• [Task instructions]: Working from the top of the listing below, retype each line through the line containing "const ctx = document.getElementById('chart').getContext('2d');", both included, with no pictures.

• [Recorded information]:
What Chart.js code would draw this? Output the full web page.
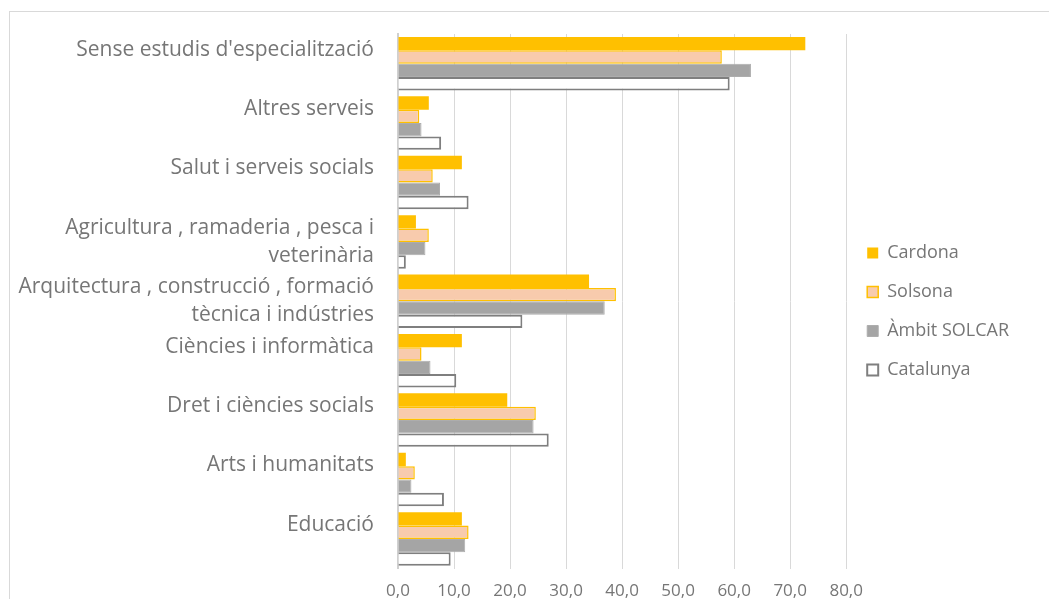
<!DOCTYPE html>
<html>
<head>
<meta charset="utf-8">
<script src="https://cdn.jsdelivr.net/npm/chart.js@4.4.1/dist/chart.umd.min.js"></script>
<style>
  html, body { margin: 0; padding: 0; background: #fff; overflow: hidden; }
  #frame { position: absolute; left: 9px; top: 11px; width: 1200px; height: 700px; border: 1px solid #d9d9d9; }
  #wrap { position: absolute; left: 0; top: 0; width: 1049px; height: 599px; }
</style>
</head>
<body>
<div id="frame"></div>
<div id="wrap"><canvas id="chart"></canvas></div>
<script>
// categories (top to bottom); single-line ones get an empty 2nd line so they sit like Excel's
const categories = [
    ["Sense estudis d'especialització", ""],
    ["Altres serveis", ""],
    ["Salut i serveis socials", ""],
    ["Agricultura , ramaderia , pesca i", "veterinària"],
    ["Arquitectura , construcció , formació", "tècnica i indústries"],
    ["Ciències i informàtica", ""],
    ["Dret i ciències socials", ""],
    ["Arts i humanitats", ""],
    ["Educació", ""]
];

const cardona   = [72.7, 5.5, 11.4, 3.2, 34.1, 11.4, 19.5, 1.4, 11.4];
const solsona   = [57.8, 3.8, 6.2, 5.5, 38.9, 4.2, 24.6, 3.0, 12.6];
const ambit     = [63.0, 4.2, 7.5, 4.9, 36.9, 5.8, 24.2, 2.4, 12.0];
const catalunya = [59.2, 7.7, 12.6, 1.4, 22.2, 10.4, 26.9, 8.2, 9.4];

const seriesNames = ['Cardona', 'Solsona', 'Àmbit SOLCAR', 'Catalunya'];

const textColor = '#767676';

// petit decalatge de la llegenda cap amunt (com a l'original)
const legendShift = {
    id: 'legendShift',
    afterLayout(chart) {
        if (!chart.legend) return;
        chart.legend.top -= 12;
        chart.legend.bottom -= 12;
    }
};

const ctx = document.getElementById('chart').getContext('2d');

new Chart(ctx, {
    type: 'bar',
    plugins: [legendShift],
    data: {
        labels: categories,
        datasets: [
            { label: seriesNames[0], data: cardona, backgroundColor: '#FFC000', borderWidth: 0 },
            { label: seriesNames[1], data: solsona, backgroundColor: '#F8CBAD', borderColor: '#FFC000', borderWidth: 1.5 },
            { label: seriesNames[2], data: ambit, backgroundColor: '#A5A5A5', borderColor: '#ADADAD', borderWidth: 1 },
            { label: seriesNames[3], data: catalunya, backgroundColor: '#FFFFFF', borderColor: '#7F7F7F', borderWidth: 2 }
        ]
    },
    options: {
        indexAxis: 'y',
        responsive: true,
        maintainAspectRatio: false,
        animation: false,
        datasets: {
            bar: { categoryPercentage: 0.9, barPercentage: 1.0, borderSkipped: 'start' }
        },
        layout: { padding: { left: 10, top: 34, right: 30, bottom: -14 } },
        plugins: {
            tooltip: { enabled: false },
            legend: {
                position: 'right',
                labels: {
                    color: textColor,
                    boxWidth: 11,
                    boxHeight: 11,
                    padding: 21,
                    font: { family: "'Open Sans'", size: 18 }
                }
            }
        },
        scales: {
            x: {
                min: 0,
                max: 80,
                ticks: {
                    stepSize: 10,
                    color: textColor,
                    padding: 12,
                    font: { family: "'Open Sans'", size: 17 },
                    callback: (v) => v.toFixed(1).replace('.', ',')
                },
                grid: { color: '#D9D9D9', lineWidth: 1, drawTicks: false },
                border: { display: false }
            },
            y: {
                afterFit: (scale) => {
                    scale.width = 388;
                    scale.paddingTop = 0;
                    scale.paddingBottom = 0;
                },
                ticks: {
                    autoSkip: false,
                    color: textColor,
                    padding: 24,
                    font: { family: "'Open Sans'", size: 21, lineHeight: 1.333 }
                },
                grid: { display: false, drawTicks: false },
                border: { display: true, color: '#D0D0D0', width: 2 }
            }
        }
    }
});
</script>
</body>
</html>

• [Exercise result]:
What Chart.js code would draw this? Output the full web page.
<!DOCTYPE html>
<html>
<head>
<meta charset="utf-8">
<script src="https://cdn.jsdelivr.net/npm/chart.js@4.4.1/dist/chart.umd.min.js"></script>
<style>
  html, body { margin: 0; padding: 0; background: #fff; overflow: hidden; }
  #frame { position: absolute; left: 9px; top: 11px; width: 1200px; height: 700px; border: 1px solid #d9d9d9; }
  #wrap { position: absolute; left: 0; top: 0; width: 1049px; height: 599px; }
</style>
</head>
<body>
<div id="frame"></div>
<div id="wrap"><canvas id="chart"></canvas></div>
<script>
// categories (top to bottom); single-line ones get an empty 2nd line so they sit like Excel's
const categories = [
    ["Sense estudis d'especialització", ""],
    ["Altres serveis", ""],
    ["Salut i serveis socials", ""],
    ["Agricultura , ramaderia , pesca i", "veterinària"],
    ["Arquitectura , construcció , formació", "tècnica i indústries"],
    ["Ciències i informàtica", ""],
    ["Dret i ciències socials", ""],
    ["Arts i humanitats", ""],
    ["Educació", ""]
];

const cardona   = [72.7, 5.5, 11.4, 3.2, 34.1, 11.4, 19.5, 1.4, 11.4];
const solsona   = [57.8, 3.8, 6.2, 5.5, 38.9, 4.2, 24.6, 3.0, 12.6];
const ambit     = [63.0, 4.2, 7.5, 4.9, 36.9, 5.8, 24.2, 2.4, 12.0];
const catalunya = [59.2, 7.7, 12.6, 1.4, 22.2, 10.4, 26.9, 8.2, 9.4];

const seriesNames = ['Cardona', 'Solsona', 'Àmbit SOLCAR', 'Catalunya'];

const textColor = '#767676';

// petit decalatge de la llegenda cap amunt (com a l'original)
const legendShift = {
    id: 'legendShift',
    afterLayout(chart) {
        if (!chart.legend) return;
        chart.legend.top -= 12;
        chart.legend.bottom -= 12;
    }
};

const ctx = document.getElementById('chart').getContext('2d');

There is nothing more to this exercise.